• _Task prompt_
Copy out every line that contains "matplotlib".

• _Data lines_
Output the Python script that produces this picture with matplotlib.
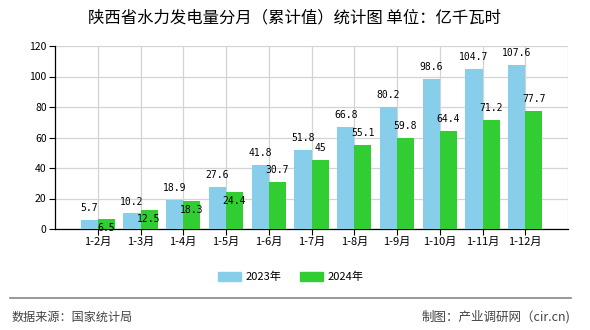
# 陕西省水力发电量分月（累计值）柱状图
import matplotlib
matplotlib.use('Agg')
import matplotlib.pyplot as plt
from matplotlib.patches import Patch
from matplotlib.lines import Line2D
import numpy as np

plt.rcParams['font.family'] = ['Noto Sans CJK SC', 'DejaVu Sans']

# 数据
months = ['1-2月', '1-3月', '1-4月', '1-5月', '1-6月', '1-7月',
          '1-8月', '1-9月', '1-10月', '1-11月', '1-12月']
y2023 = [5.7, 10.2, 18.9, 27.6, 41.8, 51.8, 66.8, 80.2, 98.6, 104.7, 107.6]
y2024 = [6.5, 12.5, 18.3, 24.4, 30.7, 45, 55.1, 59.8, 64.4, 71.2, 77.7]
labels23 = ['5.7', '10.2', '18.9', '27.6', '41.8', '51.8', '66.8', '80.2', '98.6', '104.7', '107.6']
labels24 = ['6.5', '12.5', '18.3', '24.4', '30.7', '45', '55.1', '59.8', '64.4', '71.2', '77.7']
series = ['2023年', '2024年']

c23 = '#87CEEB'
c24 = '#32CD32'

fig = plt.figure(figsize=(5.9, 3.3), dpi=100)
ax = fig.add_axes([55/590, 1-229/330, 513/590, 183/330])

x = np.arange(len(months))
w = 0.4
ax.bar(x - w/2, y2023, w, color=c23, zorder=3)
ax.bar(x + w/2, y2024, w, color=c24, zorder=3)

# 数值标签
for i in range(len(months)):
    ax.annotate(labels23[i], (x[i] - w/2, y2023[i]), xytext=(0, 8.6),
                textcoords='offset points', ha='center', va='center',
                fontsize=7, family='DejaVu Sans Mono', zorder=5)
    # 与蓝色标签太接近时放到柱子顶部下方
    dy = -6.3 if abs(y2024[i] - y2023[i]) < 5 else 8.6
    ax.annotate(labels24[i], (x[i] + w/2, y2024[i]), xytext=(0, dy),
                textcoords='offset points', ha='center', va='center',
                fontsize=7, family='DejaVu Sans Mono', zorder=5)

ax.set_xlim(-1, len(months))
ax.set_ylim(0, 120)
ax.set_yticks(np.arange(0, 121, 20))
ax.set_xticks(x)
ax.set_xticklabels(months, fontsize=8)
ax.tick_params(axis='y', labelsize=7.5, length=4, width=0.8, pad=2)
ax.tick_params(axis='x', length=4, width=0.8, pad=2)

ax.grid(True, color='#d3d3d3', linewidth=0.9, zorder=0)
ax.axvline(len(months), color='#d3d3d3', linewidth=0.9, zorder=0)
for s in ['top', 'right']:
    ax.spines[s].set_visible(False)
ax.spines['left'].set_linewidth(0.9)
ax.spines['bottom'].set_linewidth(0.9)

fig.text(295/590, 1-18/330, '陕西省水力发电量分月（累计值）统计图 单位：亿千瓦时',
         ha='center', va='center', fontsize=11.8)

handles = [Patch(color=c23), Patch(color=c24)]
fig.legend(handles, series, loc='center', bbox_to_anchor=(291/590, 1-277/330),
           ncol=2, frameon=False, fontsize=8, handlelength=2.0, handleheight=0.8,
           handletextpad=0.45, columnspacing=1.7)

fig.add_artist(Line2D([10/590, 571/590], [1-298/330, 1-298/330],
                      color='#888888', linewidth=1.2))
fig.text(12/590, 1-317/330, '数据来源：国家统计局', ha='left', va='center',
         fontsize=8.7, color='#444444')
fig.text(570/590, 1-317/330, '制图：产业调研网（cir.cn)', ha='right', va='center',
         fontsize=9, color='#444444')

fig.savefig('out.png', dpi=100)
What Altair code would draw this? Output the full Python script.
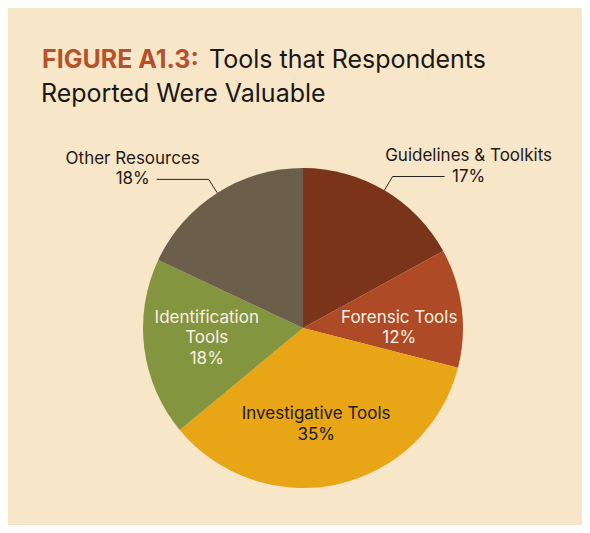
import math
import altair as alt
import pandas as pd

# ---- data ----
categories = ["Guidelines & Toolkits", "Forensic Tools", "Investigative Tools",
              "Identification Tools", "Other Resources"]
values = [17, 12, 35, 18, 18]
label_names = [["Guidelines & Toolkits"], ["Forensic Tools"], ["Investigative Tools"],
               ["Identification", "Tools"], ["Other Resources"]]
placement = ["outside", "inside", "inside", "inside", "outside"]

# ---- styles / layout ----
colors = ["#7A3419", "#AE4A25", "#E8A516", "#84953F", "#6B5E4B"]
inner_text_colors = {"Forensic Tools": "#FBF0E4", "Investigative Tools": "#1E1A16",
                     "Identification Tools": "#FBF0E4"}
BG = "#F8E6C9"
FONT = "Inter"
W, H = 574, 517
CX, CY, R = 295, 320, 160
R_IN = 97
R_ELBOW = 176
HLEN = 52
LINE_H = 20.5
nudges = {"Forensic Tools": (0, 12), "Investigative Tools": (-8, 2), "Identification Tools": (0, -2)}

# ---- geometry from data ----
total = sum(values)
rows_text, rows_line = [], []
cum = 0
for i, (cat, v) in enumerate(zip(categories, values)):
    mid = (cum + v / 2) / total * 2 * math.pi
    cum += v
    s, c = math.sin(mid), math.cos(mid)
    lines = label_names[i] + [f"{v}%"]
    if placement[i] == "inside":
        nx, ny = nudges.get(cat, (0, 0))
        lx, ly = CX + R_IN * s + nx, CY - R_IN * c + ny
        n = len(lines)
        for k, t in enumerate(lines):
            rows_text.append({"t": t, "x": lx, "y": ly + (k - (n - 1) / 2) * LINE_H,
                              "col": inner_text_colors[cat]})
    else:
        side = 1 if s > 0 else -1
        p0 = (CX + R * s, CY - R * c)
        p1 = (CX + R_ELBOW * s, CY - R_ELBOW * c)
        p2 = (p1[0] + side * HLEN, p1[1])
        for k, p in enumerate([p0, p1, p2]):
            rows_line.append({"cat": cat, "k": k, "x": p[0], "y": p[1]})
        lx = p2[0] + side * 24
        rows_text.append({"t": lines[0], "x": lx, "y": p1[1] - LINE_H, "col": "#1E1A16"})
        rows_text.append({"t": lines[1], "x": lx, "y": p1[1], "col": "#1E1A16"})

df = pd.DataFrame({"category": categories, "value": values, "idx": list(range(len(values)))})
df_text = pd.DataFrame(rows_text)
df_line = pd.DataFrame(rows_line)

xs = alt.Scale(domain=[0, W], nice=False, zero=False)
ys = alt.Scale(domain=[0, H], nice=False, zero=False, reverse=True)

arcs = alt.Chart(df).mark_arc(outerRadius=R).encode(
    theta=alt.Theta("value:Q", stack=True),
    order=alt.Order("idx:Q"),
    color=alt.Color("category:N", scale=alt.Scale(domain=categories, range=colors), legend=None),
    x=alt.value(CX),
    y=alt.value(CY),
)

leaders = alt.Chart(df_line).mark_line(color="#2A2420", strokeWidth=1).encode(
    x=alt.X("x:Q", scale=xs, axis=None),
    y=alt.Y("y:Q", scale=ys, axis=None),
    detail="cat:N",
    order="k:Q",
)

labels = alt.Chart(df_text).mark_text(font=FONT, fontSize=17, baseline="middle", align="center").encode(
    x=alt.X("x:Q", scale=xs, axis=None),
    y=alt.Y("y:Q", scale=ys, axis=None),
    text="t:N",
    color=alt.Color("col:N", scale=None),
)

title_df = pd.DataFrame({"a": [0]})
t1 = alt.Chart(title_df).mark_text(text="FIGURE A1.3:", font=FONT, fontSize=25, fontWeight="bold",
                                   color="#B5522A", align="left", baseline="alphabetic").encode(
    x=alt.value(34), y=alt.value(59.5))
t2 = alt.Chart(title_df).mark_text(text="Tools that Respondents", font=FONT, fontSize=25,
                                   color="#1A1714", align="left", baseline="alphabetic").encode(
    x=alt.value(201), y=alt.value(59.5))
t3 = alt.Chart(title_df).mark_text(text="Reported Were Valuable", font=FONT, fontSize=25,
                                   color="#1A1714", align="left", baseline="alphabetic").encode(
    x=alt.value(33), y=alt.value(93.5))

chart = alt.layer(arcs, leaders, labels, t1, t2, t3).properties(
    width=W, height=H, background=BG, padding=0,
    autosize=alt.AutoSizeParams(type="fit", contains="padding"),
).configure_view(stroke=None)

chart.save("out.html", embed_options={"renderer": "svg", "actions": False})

• _The response_
Output the Python script that produces this picture with matplotlib.
import matplotlib
matplotlib.use('Agg')
import matplotlib.pyplot as plt
from matplotlib.patches import Patch
from matplotlib.lines import Line2D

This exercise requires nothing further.